==== EXERCISE MATERIALS

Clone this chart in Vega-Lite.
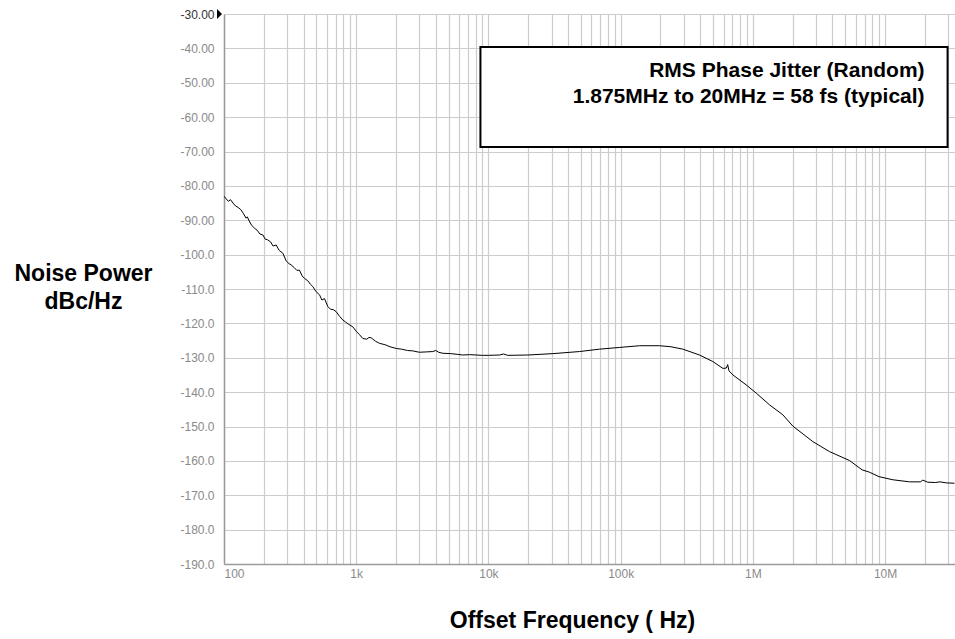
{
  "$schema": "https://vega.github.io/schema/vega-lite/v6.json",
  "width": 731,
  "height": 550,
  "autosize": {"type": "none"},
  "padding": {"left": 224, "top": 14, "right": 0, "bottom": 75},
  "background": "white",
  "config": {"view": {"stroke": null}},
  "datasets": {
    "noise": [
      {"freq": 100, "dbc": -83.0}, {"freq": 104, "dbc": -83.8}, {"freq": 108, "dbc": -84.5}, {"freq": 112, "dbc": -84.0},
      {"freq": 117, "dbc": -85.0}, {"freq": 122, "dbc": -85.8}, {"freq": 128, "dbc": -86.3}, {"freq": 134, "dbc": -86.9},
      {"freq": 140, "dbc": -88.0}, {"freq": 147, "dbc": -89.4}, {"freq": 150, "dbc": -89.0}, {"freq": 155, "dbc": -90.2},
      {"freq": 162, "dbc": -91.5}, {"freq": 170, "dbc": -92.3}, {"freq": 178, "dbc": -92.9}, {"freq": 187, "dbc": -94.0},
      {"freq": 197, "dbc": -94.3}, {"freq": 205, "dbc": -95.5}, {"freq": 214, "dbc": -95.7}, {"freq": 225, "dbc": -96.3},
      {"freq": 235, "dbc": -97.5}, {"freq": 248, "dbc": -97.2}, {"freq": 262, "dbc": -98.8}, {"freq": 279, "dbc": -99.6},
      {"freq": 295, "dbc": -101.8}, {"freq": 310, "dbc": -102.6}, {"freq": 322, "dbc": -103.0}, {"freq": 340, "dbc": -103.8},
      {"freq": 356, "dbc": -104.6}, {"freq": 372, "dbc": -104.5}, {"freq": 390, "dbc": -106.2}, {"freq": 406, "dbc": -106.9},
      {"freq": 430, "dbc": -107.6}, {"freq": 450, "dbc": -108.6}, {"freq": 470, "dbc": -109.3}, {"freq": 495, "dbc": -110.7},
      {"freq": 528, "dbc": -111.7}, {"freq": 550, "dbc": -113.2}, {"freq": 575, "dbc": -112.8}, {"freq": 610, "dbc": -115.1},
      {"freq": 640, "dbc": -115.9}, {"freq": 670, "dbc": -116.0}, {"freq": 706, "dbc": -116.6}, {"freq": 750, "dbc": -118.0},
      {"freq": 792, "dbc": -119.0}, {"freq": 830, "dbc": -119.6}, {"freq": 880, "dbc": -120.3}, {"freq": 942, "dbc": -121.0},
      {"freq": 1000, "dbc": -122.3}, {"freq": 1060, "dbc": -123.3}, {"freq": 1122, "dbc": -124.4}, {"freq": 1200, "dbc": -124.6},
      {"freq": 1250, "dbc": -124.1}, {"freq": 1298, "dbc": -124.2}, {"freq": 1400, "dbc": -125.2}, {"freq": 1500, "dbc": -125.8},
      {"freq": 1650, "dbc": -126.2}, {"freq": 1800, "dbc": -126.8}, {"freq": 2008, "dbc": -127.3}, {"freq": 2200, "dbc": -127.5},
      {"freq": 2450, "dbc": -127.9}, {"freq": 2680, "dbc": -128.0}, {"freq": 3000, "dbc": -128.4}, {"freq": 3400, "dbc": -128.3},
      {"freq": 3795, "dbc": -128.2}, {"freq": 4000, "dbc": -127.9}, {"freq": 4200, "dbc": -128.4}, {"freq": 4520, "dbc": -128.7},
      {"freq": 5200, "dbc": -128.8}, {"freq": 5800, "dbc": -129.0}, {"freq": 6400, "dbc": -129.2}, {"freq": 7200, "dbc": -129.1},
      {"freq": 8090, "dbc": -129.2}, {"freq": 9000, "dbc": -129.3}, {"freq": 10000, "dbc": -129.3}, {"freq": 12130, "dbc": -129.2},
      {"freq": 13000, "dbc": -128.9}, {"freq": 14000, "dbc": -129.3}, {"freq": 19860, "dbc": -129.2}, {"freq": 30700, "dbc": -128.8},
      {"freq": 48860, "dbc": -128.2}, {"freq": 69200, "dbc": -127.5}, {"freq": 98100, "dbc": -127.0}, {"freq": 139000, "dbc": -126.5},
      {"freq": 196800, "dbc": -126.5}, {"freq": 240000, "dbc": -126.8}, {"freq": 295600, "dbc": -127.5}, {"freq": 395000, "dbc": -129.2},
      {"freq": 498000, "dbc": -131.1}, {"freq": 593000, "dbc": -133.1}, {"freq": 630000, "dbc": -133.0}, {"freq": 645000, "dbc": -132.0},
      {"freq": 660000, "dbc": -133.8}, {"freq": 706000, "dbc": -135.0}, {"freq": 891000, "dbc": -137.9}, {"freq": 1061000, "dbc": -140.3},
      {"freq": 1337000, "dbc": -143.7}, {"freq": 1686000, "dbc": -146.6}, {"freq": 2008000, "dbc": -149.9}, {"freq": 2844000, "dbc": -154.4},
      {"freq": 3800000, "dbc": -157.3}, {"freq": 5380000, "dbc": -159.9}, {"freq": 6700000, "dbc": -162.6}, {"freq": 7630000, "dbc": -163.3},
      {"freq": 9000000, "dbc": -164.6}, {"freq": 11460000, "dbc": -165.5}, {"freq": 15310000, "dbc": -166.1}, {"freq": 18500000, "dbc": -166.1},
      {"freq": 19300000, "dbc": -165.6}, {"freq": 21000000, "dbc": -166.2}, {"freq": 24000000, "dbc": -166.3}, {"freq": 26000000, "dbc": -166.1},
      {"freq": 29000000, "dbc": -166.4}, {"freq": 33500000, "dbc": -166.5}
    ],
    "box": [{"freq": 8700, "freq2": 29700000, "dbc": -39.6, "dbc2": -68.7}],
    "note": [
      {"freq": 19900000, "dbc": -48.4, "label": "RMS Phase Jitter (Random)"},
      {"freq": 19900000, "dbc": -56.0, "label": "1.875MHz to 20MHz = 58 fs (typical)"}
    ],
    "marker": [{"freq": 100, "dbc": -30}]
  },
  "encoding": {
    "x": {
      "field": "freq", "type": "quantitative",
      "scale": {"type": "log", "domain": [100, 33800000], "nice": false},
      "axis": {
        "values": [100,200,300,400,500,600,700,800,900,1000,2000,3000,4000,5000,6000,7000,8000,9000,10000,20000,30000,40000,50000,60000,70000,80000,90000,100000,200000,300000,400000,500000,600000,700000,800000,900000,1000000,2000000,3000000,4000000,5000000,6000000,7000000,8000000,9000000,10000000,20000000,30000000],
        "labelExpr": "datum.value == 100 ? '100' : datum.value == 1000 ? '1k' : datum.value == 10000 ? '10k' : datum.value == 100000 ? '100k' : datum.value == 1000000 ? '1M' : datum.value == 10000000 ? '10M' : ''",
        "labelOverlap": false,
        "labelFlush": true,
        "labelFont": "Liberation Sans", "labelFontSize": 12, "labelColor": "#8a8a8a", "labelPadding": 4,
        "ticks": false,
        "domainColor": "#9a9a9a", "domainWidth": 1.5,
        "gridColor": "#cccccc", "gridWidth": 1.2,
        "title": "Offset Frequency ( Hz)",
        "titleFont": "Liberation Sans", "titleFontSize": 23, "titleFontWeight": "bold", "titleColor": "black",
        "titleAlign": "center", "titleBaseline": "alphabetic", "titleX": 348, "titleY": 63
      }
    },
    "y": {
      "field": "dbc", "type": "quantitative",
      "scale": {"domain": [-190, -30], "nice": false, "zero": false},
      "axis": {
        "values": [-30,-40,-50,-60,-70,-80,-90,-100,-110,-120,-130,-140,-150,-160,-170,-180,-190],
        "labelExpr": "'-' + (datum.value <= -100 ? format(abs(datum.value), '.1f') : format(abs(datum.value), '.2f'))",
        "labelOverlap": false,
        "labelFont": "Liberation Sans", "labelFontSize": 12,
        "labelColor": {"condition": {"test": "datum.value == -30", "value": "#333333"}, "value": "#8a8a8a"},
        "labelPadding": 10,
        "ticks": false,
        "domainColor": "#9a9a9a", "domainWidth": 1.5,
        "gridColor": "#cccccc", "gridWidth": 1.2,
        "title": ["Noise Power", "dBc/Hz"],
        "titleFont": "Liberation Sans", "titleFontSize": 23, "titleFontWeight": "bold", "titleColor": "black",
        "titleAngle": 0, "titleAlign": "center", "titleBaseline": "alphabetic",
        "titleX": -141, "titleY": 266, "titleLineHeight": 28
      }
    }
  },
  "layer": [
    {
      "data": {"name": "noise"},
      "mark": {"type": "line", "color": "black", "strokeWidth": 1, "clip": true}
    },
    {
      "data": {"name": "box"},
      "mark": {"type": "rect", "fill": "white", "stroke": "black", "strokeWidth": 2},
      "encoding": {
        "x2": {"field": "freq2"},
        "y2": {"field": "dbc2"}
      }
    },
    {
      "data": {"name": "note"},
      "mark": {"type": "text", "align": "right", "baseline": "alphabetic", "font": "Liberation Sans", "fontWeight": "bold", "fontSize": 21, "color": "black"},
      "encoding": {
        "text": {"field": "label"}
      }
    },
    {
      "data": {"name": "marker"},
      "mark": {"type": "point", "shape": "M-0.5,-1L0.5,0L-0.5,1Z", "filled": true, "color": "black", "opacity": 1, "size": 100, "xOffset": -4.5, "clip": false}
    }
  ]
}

========
==== EXERCISE MATERIALS

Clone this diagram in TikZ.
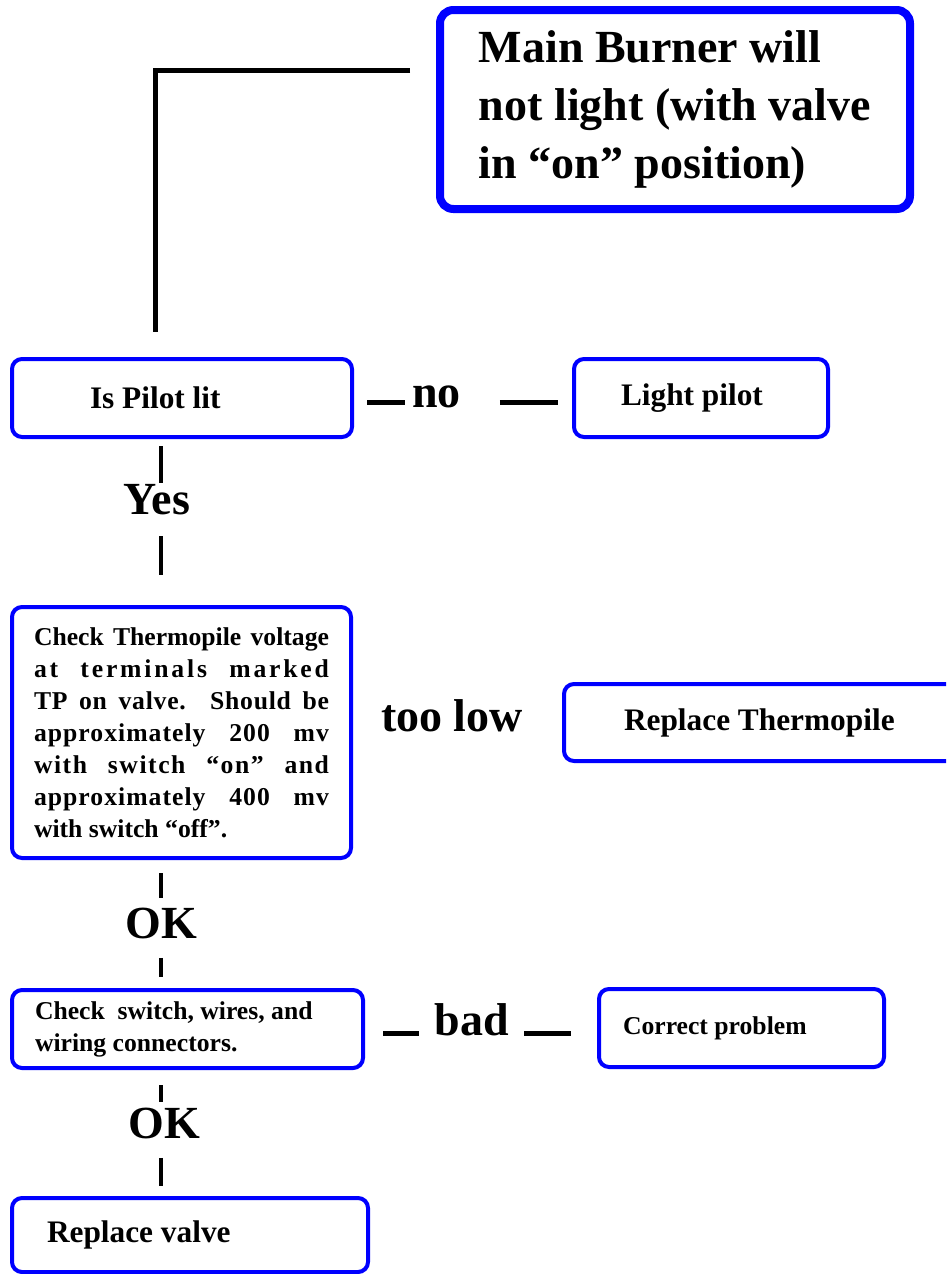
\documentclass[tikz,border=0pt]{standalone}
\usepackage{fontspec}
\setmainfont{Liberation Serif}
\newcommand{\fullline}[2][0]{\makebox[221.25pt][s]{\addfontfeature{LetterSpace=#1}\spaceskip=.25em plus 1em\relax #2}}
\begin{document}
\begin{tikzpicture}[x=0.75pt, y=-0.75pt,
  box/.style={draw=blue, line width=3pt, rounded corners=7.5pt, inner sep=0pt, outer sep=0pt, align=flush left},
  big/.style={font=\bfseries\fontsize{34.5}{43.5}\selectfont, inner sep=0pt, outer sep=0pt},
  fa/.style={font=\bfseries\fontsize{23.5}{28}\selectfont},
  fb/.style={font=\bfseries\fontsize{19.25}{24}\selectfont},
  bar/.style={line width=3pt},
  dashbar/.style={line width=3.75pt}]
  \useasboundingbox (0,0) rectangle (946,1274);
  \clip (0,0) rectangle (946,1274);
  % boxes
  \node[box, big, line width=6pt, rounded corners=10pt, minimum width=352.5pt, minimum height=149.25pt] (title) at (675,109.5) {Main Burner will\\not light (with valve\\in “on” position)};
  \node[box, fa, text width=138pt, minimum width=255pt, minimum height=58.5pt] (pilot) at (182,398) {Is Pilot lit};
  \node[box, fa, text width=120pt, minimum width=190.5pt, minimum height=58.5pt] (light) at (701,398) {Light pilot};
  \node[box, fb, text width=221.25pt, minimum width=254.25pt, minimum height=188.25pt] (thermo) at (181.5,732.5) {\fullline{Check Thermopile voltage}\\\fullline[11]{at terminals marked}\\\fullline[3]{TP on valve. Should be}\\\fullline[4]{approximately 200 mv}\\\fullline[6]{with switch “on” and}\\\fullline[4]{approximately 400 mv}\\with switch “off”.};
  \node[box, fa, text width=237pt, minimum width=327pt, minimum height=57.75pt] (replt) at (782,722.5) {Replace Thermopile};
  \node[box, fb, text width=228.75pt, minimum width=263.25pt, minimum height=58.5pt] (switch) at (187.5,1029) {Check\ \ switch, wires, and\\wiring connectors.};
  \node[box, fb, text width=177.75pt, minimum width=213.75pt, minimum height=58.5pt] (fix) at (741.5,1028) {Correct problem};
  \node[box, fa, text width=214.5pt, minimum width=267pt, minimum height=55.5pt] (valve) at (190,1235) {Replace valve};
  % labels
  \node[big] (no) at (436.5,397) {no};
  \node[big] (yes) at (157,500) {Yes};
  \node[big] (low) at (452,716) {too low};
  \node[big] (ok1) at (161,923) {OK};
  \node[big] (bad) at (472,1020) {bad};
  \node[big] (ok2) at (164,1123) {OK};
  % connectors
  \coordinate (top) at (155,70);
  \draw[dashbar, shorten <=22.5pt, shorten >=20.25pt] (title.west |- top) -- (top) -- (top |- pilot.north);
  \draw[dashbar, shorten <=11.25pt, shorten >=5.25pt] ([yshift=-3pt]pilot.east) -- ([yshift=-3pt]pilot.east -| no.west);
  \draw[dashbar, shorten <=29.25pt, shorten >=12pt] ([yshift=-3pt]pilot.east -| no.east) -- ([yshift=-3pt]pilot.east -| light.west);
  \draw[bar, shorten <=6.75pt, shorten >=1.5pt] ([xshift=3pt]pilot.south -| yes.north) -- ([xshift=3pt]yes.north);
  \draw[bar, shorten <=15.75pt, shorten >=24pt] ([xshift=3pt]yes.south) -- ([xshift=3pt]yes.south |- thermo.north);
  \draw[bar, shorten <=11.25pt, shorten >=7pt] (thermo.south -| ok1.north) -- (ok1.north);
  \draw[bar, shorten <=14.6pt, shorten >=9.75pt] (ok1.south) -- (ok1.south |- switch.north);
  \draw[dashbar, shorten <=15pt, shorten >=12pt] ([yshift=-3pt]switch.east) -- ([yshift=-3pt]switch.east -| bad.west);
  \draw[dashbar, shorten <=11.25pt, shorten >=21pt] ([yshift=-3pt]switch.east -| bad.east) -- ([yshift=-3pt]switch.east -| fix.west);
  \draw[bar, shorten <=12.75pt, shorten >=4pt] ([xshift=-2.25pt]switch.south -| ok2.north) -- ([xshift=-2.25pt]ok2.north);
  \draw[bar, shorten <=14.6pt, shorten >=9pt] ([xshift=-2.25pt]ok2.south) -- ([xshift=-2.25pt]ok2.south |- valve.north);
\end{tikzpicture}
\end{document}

========
==== EXERCISE MATERIALS

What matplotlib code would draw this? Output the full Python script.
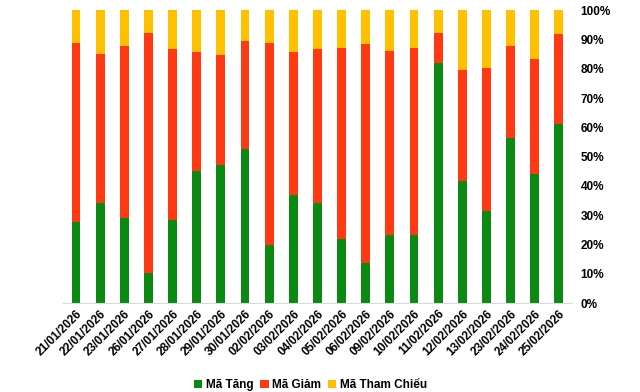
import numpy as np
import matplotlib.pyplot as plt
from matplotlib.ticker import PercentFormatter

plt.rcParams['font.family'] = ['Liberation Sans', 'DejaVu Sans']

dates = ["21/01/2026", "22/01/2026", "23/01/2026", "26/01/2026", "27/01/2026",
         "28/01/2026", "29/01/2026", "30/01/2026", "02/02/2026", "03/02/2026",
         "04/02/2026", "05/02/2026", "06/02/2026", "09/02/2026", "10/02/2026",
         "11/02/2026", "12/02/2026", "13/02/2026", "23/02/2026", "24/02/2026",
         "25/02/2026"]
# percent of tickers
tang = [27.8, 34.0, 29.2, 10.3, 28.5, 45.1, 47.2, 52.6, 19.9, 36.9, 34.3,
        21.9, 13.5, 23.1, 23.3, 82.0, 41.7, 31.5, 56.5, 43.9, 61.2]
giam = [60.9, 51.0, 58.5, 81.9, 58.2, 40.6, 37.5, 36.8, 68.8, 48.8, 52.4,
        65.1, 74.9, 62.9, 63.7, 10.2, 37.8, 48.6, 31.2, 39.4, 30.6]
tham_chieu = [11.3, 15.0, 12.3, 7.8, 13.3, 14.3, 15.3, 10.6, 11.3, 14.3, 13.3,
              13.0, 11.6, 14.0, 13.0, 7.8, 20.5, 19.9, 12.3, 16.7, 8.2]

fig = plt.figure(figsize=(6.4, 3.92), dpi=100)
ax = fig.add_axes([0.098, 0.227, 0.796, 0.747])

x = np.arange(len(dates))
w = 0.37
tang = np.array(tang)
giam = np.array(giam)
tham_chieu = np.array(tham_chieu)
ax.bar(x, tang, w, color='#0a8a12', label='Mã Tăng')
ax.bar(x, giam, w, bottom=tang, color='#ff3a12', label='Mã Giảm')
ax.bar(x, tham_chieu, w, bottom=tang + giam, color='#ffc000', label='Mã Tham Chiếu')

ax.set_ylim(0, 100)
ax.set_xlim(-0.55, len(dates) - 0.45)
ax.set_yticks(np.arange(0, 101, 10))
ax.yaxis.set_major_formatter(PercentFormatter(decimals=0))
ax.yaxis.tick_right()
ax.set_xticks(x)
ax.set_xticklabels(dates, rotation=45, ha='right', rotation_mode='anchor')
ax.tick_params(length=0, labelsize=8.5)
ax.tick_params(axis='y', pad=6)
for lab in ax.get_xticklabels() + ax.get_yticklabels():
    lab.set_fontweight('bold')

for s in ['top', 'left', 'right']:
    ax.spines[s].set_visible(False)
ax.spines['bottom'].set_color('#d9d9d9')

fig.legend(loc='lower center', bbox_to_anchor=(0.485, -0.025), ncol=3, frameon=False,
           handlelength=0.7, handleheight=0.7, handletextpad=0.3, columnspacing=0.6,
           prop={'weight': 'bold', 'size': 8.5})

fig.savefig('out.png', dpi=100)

========

GOAL: Copy every line in the entries above that has the string "this" in it.

FINAL RESULT:
Clone this chart in Vega-Lite.
Clone this diagram in TikZ.
What matplotlib code would draw this? Output the full Python script.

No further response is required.